=== Records to process ===

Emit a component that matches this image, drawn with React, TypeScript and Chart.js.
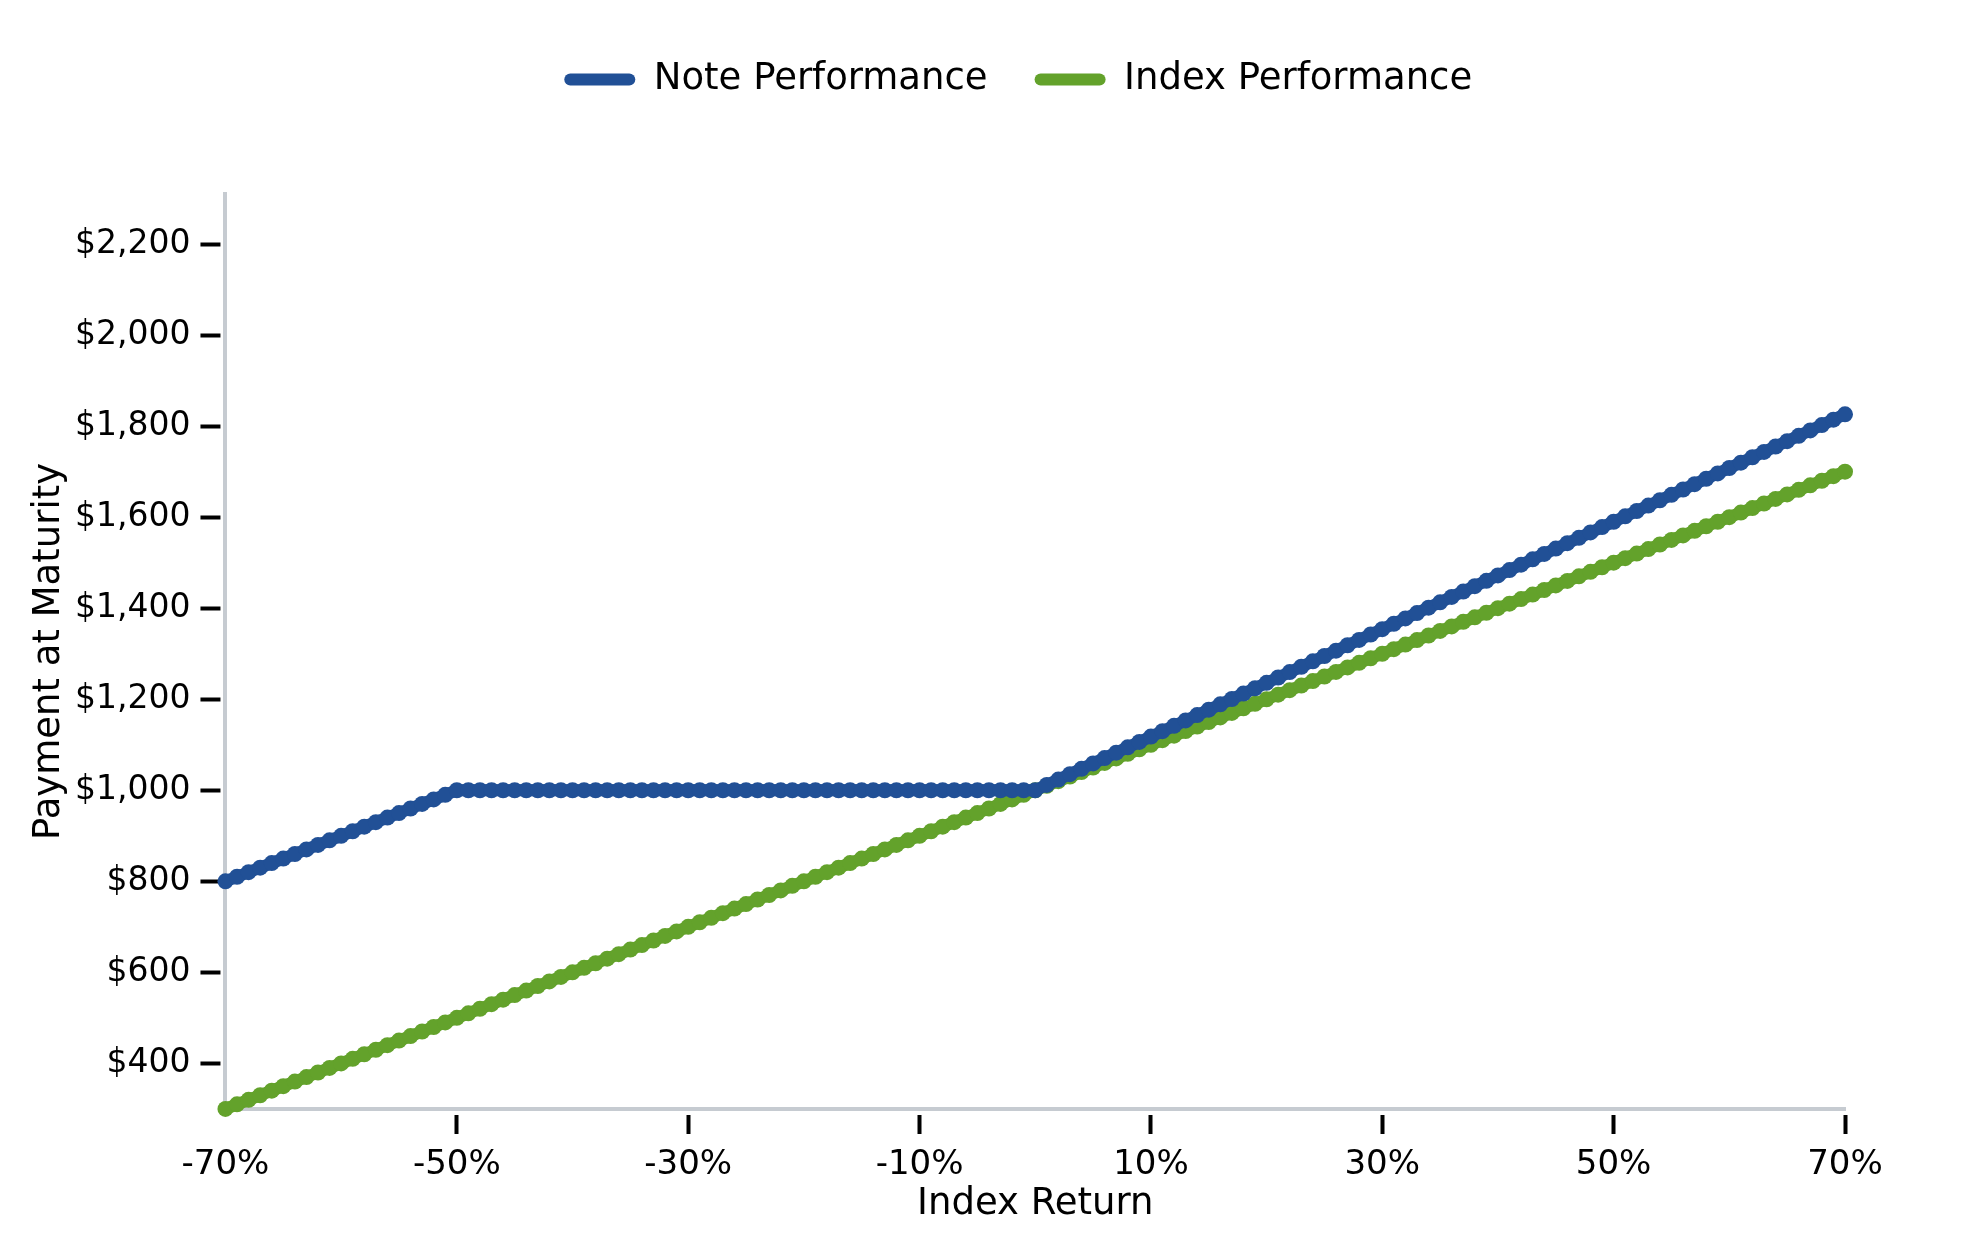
import React, { useRef, useEffect } from "react";
import Chart from "chart.js/auto";

// index return in percent (x axis)
const returns = [
  -70, -69, -68, -67, -66, -65, -64, -63, -62, -61,
  -60, -59, -58, -57, -56, -55, -54, -53, -52, -51,
  -50, -49, -48, -47, -46, -45, -44, -43, -42, -41,
  -40, -39, -38, -37, -36, -35, -34, -33, -32, -31,
  -30, -29, -28, -27, -26, -25, -24, -23, -22, -21,
  -20, -19, -18, -17, -16, -15, -14, -13, -12, -11,
  -10, -9, -8, -7, -6, -5, -4, -3, -2, -1,
  0, 1, 2, 3, 4, 5, 6, 7, 8, 9,
  10, 11, 12, 13, 14, 15, 16, 17, 18, 19,
  20, 21, 22, 23, 24, 25, 26, 27, 28, 29,
  30, 31, 32, 33, 34, 35, 36, 37, 38, 39,
  40, 41, 42, 43, 44, 45, 46, 47, 48, 49,
  50, 51, 52, 53, 54, 55, 56, 57, 58, 59,
  60, 61, 62, 63, 64, 65, 66, 67, 68, 69,
  70,
];

const notePayment = [
  800, 810, 820, 830, 840, 850, 860, 870, 880, 890,
  900, 910, 920, 930, 940, 950, 960, 970, 980, 990,
  1000, 1000, 1000, 1000, 1000, 1000, 1000, 1000, 1000, 1000,
  1000, 1000, 1000, 1000, 1000, 1000, 1000, 1000, 1000, 1000,
  1000, 1000, 1000, 1000, 1000, 1000, 1000, 1000, 1000, 1000,
  1000, 1000, 1000, 1000, 1000, 1000, 1000, 1000, 1000, 1000,
  1000, 1000, 1000, 1000, 1000, 1000, 1000, 1000, 1000, 1000,
  1000, 1011.8, 1023.6, 1035.4, 1047.2, 1059, 1070.8, 1082.6, 1094.4, 1106.2,
  1118, 1129.8, 1141.6, 1153.4, 1165.2, 1177, 1188.8, 1200.6, 1212.4, 1224.2,
  1236, 1247.8, 1259.6, 1271.4, 1283.2, 1295, 1306.8, 1318.6, 1330.4, 1342.2,
  1354, 1365.8, 1377.6, 1389.4, 1401.2, 1413, 1424.8, 1436.6, 1448.4, 1460.2,
  1472, 1483.8, 1495.6, 1507.4, 1519.2, 1531, 1542.8, 1554.6, 1566.4, 1578.2,
  1590, 1601.8, 1613.6, 1625.4, 1637.2, 1649, 1660.8, 1672.6, 1684.4, 1696.2,
  1708, 1719.8, 1731.6, 1743.4, 1755.2, 1767, 1778.8, 1790.6, 1802.4, 1814.2,
  1826,
];

const indexPayment = [
  300, 310, 320, 330, 340, 350, 360, 370, 380, 390,
  400, 410, 420, 430, 440, 450, 460, 470, 480, 490,
  500, 510, 520, 530, 540, 550, 560, 570, 580, 590,
  600, 610, 620, 630, 640, 650, 660, 670, 680, 690,
  700, 710, 720, 730, 740, 750, 760, 770, 780, 790,
  800, 810, 820, 830, 840, 850, 860, 870, 880, 890,
  900, 910, 920, 930, 940, 950, 960, 970, 980, 990,
  1000, 1010, 1020, 1030, 1040, 1050, 1060, 1070, 1080, 1090,
  1100, 1110, 1120, 1130, 1140, 1150, 1160, 1170, 1180, 1190,
  1200, 1210, 1220, 1230, 1240, 1250, 1260, 1270, 1280, 1290,
  1300, 1310, 1320, 1330, 1340, 1350, 1360, 1370, 1380, 1390,
  1400, 1410, 1420, 1430, 1440, 1450, 1460, 1470, 1480, 1490,
  1500, 1510, 1520, 1530, 1540, 1550, 1560, 1570, 1580, 1590,
  1600, 1610, 1620, 1630, 1640, 1650, 1660, 1670, 1680, 1690,
  1700,
];

const xTicks = [-70, -50, -30, -10, 10, 30, 50, 70];
const yTicks = [400, 600, 800, 1000, 1200, 1400, 1600, 1800, 2000, 2200];

const BLUE = "#215096";
const GREEN = "#63A22B";
const AXIS = "#C6CBD1";
const FONT = "DejaVu Sans";

// pushes the plot area down, away from the legend, and nudges the legend left
const legendSpacer = {
  id: "legendSpacer",
  beforeInit(chart: any) {
    const fit = chart.legend.fit;
    chart.legend.fit = function () {
      fit.call(this);
      this.height += 86;
    };
  },
  afterLayout(chart: any) {
    chart.legend.left -= 17;
    chart.legend.right -= 17;
  },
};

const lineDataset = (label: string, values: number[], color: string) => ({
  label,
  data: returns.map((r, i) => ({ x: r, y: values[i] })),
  borderColor: color,
  backgroundColor: color,
  borderWidth: 12,
  pointRadius: 8,
  pointHoverRadius: 8,
  pointBorderWidth: 0,
  pointBackgroundColor: color,
  tension: 0,
  clip: false as any,
});

const App = () => {
  const canvasRef = useRef<HTMLCanvasElement>(null);

  useEffect(() => {
    document.body.style.margin = "0";
    const ctx = canvasRef.current?.getContext("2d");
    if (!ctx) return;

    const chart = new Chart(ctx, {
      type: "line",
      data: {
        datasets: [
          lineDataset("Note Performance", notePayment, BLUE),
          lineDataset("Index Performance", indexPayment, GREEN),
        ],
      },
      options: {
        animation: false,
        responsive: true,
        maintainAspectRatio: false,
        events: [],
        layout: { padding: { left: 0, right: 134, top: 14, bottom: 25.5 } },
        plugins: {
          legend: {
            position: "top",
            fullSize: false,
            labels: {
              font: { family: FONT, size: 37 },
              color: "#000",
              boxWidth: 71,
              boxHeight: 12,
              padding: 47,
              generateLabels: (c: any) =>
                c.data.datasets.map((ds: any, i: number) => ({
                  text: ds.label,
                  fillStyle: ds.borderColor,
                  strokeStyle: ds.borderColor,
                  lineWidth: 0,
                  borderRadius: 6,
                  fontColor: "#000",
                  hidden: false,
                  datasetIndex: i,
                })),
            },
          },
          tooltip: { enabled: false },
        },
        scales: {
          x: {
            type: "linear",
            min: -70,
            max: 70,
            afterBuildTicks: (s: any) => {
              s.ticks = xTicks.map((v) => ({ value: v }));
            },
            ticks: {
              callback: (v: any) => v + "%",
              font: { family: FONT, size: 34 },
              color: "#000",
              padding: 10.4,
              maxRotation: 0,
              autoSkip: false,
            },
            grid: {
              drawOnChartArea: false,
              drawTicks: true,
              tickLength: 25,
              tickWidth: 4,
              tickColor: (c: any) =>
                c.tick && c.tick.value === -70 ? "rgba(0,0,0,0)" : "#000",
              tickBorderDash: [0, 4, 21, 100],
            },
            border: { color: AXIS, width: 4 },
            title: {
              display: true,
              text: "Index Return",
              font: { family: FONT, size: 37, lineHeight: 1 },
              color: "#000",
              padding: { top: -10, bottom: 2 },
            },
          },
          y: {
            type: "linear",
            min: 300,
            max: 2310,
            afterBuildTicks: (s: any) => {
              s.ticks = yTicks.map((v) => ({ value: v }));
            },
            ticks: {
              callback: (v: any) => "$" + Number(v).toLocaleString("en-US"),
              font: { family: FONT, size: 33 },
              color: "#000",
              padding: 10,
              autoSkip: false,
            },
            grid: {
              drawOnChartArea: false,
              drawTicks: true,
              tickLength: 25,
              tickWidth: 4,
              tickColor: "#000",
              tickBorderDash: [20, 100],
            },
            border: { color: AXIS, width: 4 },
            title: {
              display: true,
              text: "Payment at Maturity",
              font: { family: FONT, size: 37, lineHeight: 1 },
              color: "#000",
              padding: { top: 30.5, bottom: -2.5 },
            },
          },
        },
      } as any,
      plugins: [legendSpacer],
    });

    return () => {
      chart.destroy();
    };
  }, []);

  return (
    <div style={{ width: 1979, height: 1250, position: "relative" }}>
      <canvas ref={canvasRef}></canvas>
    </div>
  );
};

export default App;
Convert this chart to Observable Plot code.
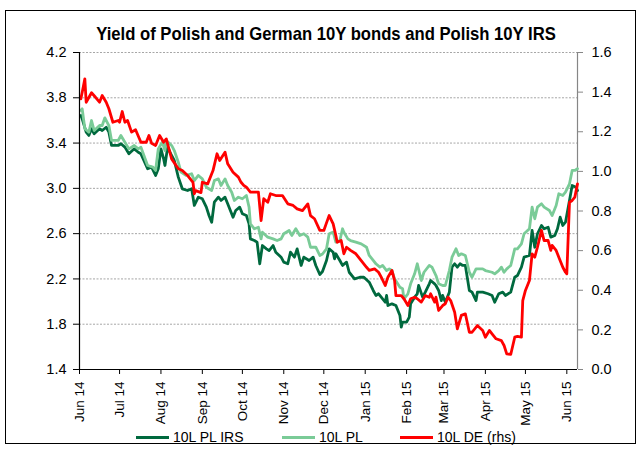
<!DOCTYPE html>
<html><head><meta charset="utf-8">
<script src="https://cdn.jsdelivr.net/npm/d3@7"></script>
<script src="https://cdn.jsdelivr.net/npm/@observablehq/plot@0.6"></script>
<style>
body{margin:0;background:#fff;font-family:"Liberation Sans",Arial,sans-serif;color:#000;}
#frame{position:absolute;left:5px;top:10px;width:631px;height:434px;border:1px solid #000;box-sizing:border-box;}
#title{position:absolute;left:0;width:652px;top:23px;text-align:center;font-weight:bold;font-size:18.5px;line-height:22px;transform:scaleX(0.9);transform-origin:326px 0;}
#chart{position:absolute;left:0;top:0;}
.leg{position:absolute;top:428px;height:18px;display:flex;align-items:center;font-size:14px;white-space:nowrap;}
.leg .sw{display:inline-block;width:33px;height:3px;margin-right:4px;}
</style>
</head><body>
<div id="frame"></div>
<div id="title"></div>
<div id="chart"></div>
<div id="legend"></div>
<script>
const titleText = "Yield of Polish and German 10Y bonds and Polish 10Y IRS";
const seriesNames = ["10L PL IRS", "10L PL", "10L DE (rhs)"];
const seriesColors = ["#00693e", "#7acb97", "#ff0000"];
const legendLeft = [136, 282, 400];

const leftTicks = [1.4, 1.8, 2.2, 2.6, 3.0, 3.4, 3.8, 4.2];
const rightTicks = [0.0, 0.2, 0.4, 0.6, 0.8, 1.0, 1.2, 1.4, 1.6];
const monthLabels = ["Jun 14","Jul 14","Aug 14","Sep 14","Oct 14","Nov 14","Dec 14","Jan 15","Feb 15","Mar 15","Apr 15","May 15","Jun 15"];
const monthStarts = [[2014,5],[2014,6],[2014,7],[2014,8],[2014,9],[2014,10],[2014,11],[2015,0],[2015,1],[2015,2],[2015,3],[2015,4],[2015,5]];

// days counted from 2014-06-01
const xEndDay = 373;
const irsDay = [1,2,5,7,9,11,15,17,20,22,24,29,31,34,37,41,44,46,51,54,57,59,61,63,64,66,69,71,74,77,81,84,86,89,92,95,97,99,101,104,106,109,111,115,117,120,122,125,127,128,131,133,135,137,140,142,145,147,151,153,156,158,161,163,166,168,172,175,177,180,182,185,187,190,191,192,195,197,200,202,206,210,213,217,220,222,224,226,229,230,231,234,237,240,241,242,245,247,248,251,253,254,257,259,262,263,266,267,269,271,272,274,277,279,281,283,285,287,289,292,294,297,298,302,306,309,311,314,317,319,323,326,328,331,333,337,339,341,343,346,348,351,353,356,358,360,362,364,367,369,372,373];
const irsVal = [3.644,3.614,3.496,3.467,3.526,3.482,3.526,3.511,3.540,3.496,3.379,3.379,3.394,3.364,3.305,3.349,3.319,3.305,3.173,3.187,3.114,3.173,3.349,3.261,3.202,3.364,3.290,3.246,3.099,2.996,2.981,2.996,2.849,2.922,2.908,2.834,2.760,2.701,2.878,2.922,2.893,2.922,2.864,2.745,2.804,2.834,2.775,2.760,2.687,2.554,2.539,2.525,2.334,2.495,2.466,2.451,2.495,2.436,2.392,2.348,2.334,2.436,2.392,2.466,2.319,2.392,2.363,2.392,2.319,2.239,2.266,2.363,2.466,2.436,2.378,2.422,2.363,2.319,2.348,2.259,2.201,2.215,2.215,2.171,2.098,2.054,2.069,2.039,1.994,2.054,1.965,1.980,1.965,1.877,1.774,1.818,1.818,1.862,1.980,2.039,2.069,2.142,2.039,2.083,2.157,2.186,2.157,2.142,2.098,2.009,2.054,1.994,2.083,2.304,2.334,2.304,2.334,2.319,2.319,2.098,2.083,2.009,2.083,2.083,2.069,2.054,1.994,2.069,2.083,2.054,2.083,2.215,2.230,2.304,2.392,2.407,2.628,2.480,2.599,2.672,2.643,2.657,2.569,2.584,2.643,2.745,2.672,2.701,2.893,3.025,3.010,2.981];

const plDay = [1,2,4,7,9,11,15,17,19,22,24,29,31,34,37,41,44,46,51,55,57,59,62,64,65,69,71,74,76,80,84,86,89,92,95,99,101,104,106,109,111,114,116,119,122,125,127,128,131,134,136,137,141,145,148,151,153,157,159,162,165,168,171,173,177,180,182,185,187,190,192,195,197,198,201,203,207,211,215,217,220,222,225,227,230,232,234,236,240,242,243,246,248,251,253,256,258,262,264,267,269,272,274,277,279,282,284,286,289,292,294,297,302,304,309,311,314,316,318,320,323,326,328,331,333,337,339,341,343,346,348,352,354,357,359,362,364,367,369,371,373];
const plVal = [3.688,3.703,3.526,3.496,3.599,3.511,3.555,3.555,3.623,3.555,3.423,3.423,3.467,3.408,3.349,3.379,3.349,3.364,3.202,3.187,3.158,3.349,3.408,3.334,3.423,3.379,3.334,3.231,3.143,3.114,3.129,3.069,3.114,3.084,3.010,2.981,3.069,3.084,3.025,3.084,3.025,2.966,2.893,2.922,2.908,2.937,2.834,2.687,2.643,2.657,2.554,2.613,2.569,2.554,2.539,2.554,2.599,2.628,2.584,2.643,2.584,2.599,2.569,2.480,2.480,2.407,2.420,2.466,2.599,2.613,2.525,2.539,2.643,2.613,2.554,2.539,2.525,2.510,2.480,2.407,2.363,2.334,2.304,2.319,2.274,2.289,2.274,2.201,2.127,2.113,2.024,2.069,2.157,2.245,2.334,2.186,2.259,2.319,2.304,2.230,2.157,2.142,2.142,2.274,2.392,2.466,2.407,2.422,2.407,2.259,2.215,2.289,2.289,2.274,2.259,2.245,2.274,2.304,2.259,2.289,2.319,2.466,2.466,2.510,2.599,2.643,2.834,2.731,2.834,2.864,2.834,2.804,2.760,2.849,2.952,2.937,2.966,3.040,3.158,3.158,3.173];

const deDay = [1,2,4,5,9,12,15,17,20,22,25,29,30,32,34,36,39,42,46,50,52,54,57,60,63,65,69,74,77,81,85,86,87,91,92,96,100,103,105,109,111,115,119,121,123,125,128,134,136,138,141,143,147,152,156,160,163,167,171,173,176,180,183,185,187,190,192,193,196,198,200,203,207,211,215,217,221,224,226,229,231,234,236,237,241,243,246,248,251,253,256,259,262,263,266,267,269,272,274,276,278,281,283,286,289,292,294,298,302,304,307,309,312,316,318,320,323,326,328,331,332,334,337,339,341,343,346,348,351,353,354,357,359,362,364,365,367,369,371,373];
const deVal = [1.366,1.398,1.467,1.349,1.397,1.374,1.349,1.383,1.349,1.316,1.248,1.257,1.248,1.302,1.248,1.257,1.198,1.210,1.147,1.147,1.181,1.142,1.131,1.181,1.147,1.164,1.063,1.013,1.004,0.979,0.945,0.887,0.903,0.893,0.945,0.937,1.004,1.089,1.055,1.097,1.038,0.996,0.971,0.945,0.929,0.920,0.895,0.895,0.752,0.862,0.844,0.887,0.878,0.878,0.836,0.828,0.811,0.802,0.836,0.777,0.761,0.702,0.702,0.740,0.777,0.735,0.676,0.642,0.651,0.584,0.617,0.601,0.584,0.550,0.516,0.500,0.508,0.491,0.466,0.424,0.466,0.500,0.449,0.373,0.373,0.357,0.323,0.357,0.365,0.357,0.340,0.373,0.365,0.382,0.340,0.365,0.298,0.323,0.332,0.365,0.348,0.289,0.205,0.273,0.281,0.188,0.188,0.222,0.197,0.163,0.197,0.180,0.155,0.146,0.121,0.079,0.076,0.163,0.167,0.163,0.348,0.399,0.449,0.584,0.567,0.617,0.702,0.651,0.651,0.601,0.626,0.601,0.567,0.516,0.491,0.483,0.844,0.853,0.870,0.937];

const startMs = Date.UTC(2014, 5, 1);
const toDate = day => new Date(startMs + day * 864e5);
// right axis (0..1.6) mapped onto left axis (1.4..4.2)
const lMin = leftTicks[0], lMax = leftTicks[leftTicks.length - 1];
const rMin = rightTicks[0], rMax = rightTicks[rightTicks.length - 1];
const toLeft = r => lMin + (r - rMin) / (rMax - rMin) * (lMax - lMin);
const fromLeft = v => rMin + (v - lMin) / (lMax - lMin) * (rMax - rMin);

const irs = irsDay.map((d, i) => ({date: toDate(d), v: irsVal[i]}));
const pl = plDay.map((d, i) => ({date: toDate(d), v: plVal[i]}));
const de = deDay.map((d, i) => ({date: toDate(d), v: toLeft(deVal[i])}));
const monthDates = monthStarts.map(([y, m]) => new Date(Date.UTC(y, m, 1)));
const monthLabelOf = new Map(monthDates.map((d, i) => [+d, monthLabels[i]]));

const chart = Plot.plot({
  width: 642, height: 420,
  marginLeft: 79, marginRight: 65, marginTop: 52, marginBottom: 51,
  style: {fontFamily: '"Liberation Sans", Arial, sans-serif', fontSize: "14px", color: "#000", background: "transparent", overflow: "visible"},
  x: {type: "utc", domain: [toDate(0), toDate(xEndDay)]},
  y: {domain: [lMin, lMax]},
  marks: [
    Plot.gridY(leftTicks.slice(1), {stroke: "#a6a6a6", strokeOpacity: 1, strokeDasharray: "2,1.5", strokeWidth: 1}),
    Plot.ruleX([toDate(xEndDay)], {stroke: "#868686", strokeWidth: 1.2}),
    Plot.axisY(leftTicks, {anchor: "left", tickSize: 6, tickPadding: 7, tickFormat: d => d.toFixed(1), fontSize: 14.5, label: null, stroke: "#000", fill: "#000"}),
    Plot.axisY(rightTicks.map(toLeft), {anchor: "right", tickSize: 5, tickPadding: 9, tickFormat: v => fromLeft(v).toFixed(1), fontSize: 14.5, label: null, stroke: "#868686", fill: "#000"}),
    Plot.axisX(monthDates, {anchor: "bottom", tickSize: 5, tickPadding: 7, tickRotate: -90, tickFormat: d => monthLabelOf.get(+d), fontSize: 13.5, label: null, stroke: "#000", fill: "#000"}),
    Plot.line(irs, {x: "date", y: "v", stroke: seriesColors[0], strokeWidth: 2.8}),
    Plot.line(pl, {x: "date", y: "v", stroke: seriesColors[1], strokeWidth: 2.8}),
    Plot.line(de, {x: "date", y: "v", stroke: seriesColors[2], strokeWidth: 2.8}),
    Plot.ruleX([toDate(0)], {stroke: "#000", strokeWidth: 1.2}),
    Plot.ruleY([lMin], {stroke: "#000", strokeWidth: 1.2})
  ]
});
document.getElementById("chart").appendChild(chart);
document.getElementById("title").textContent = titleText;

const legend = document.getElementById("legend");
seriesNames.forEach((name, i) => {
  const item = document.createElement("div");
  item.className = "leg";
  item.style.left = legendLeft[i] + "px";
  const sw = document.createElement("span");
  sw.className = "sw";
  sw.style.background = seriesColors[i];
  const tx = document.createElement("span");
  tx.textContent = name;
  item.appendChild(sw); item.appendChild(tx);
  legend.appendChild(item);
});
</script>
</body></html>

===

Problem requirements |
Above are the records; repeat their lines from the first through the line containing "import Chart from", and leave out each picture.

Exercise answer |
Emit a component that matches this image, drawn with React, TypeScript and Chart.js.
import React, { useRef, useEffect } from "react";
import Chart from "chart.js/auto";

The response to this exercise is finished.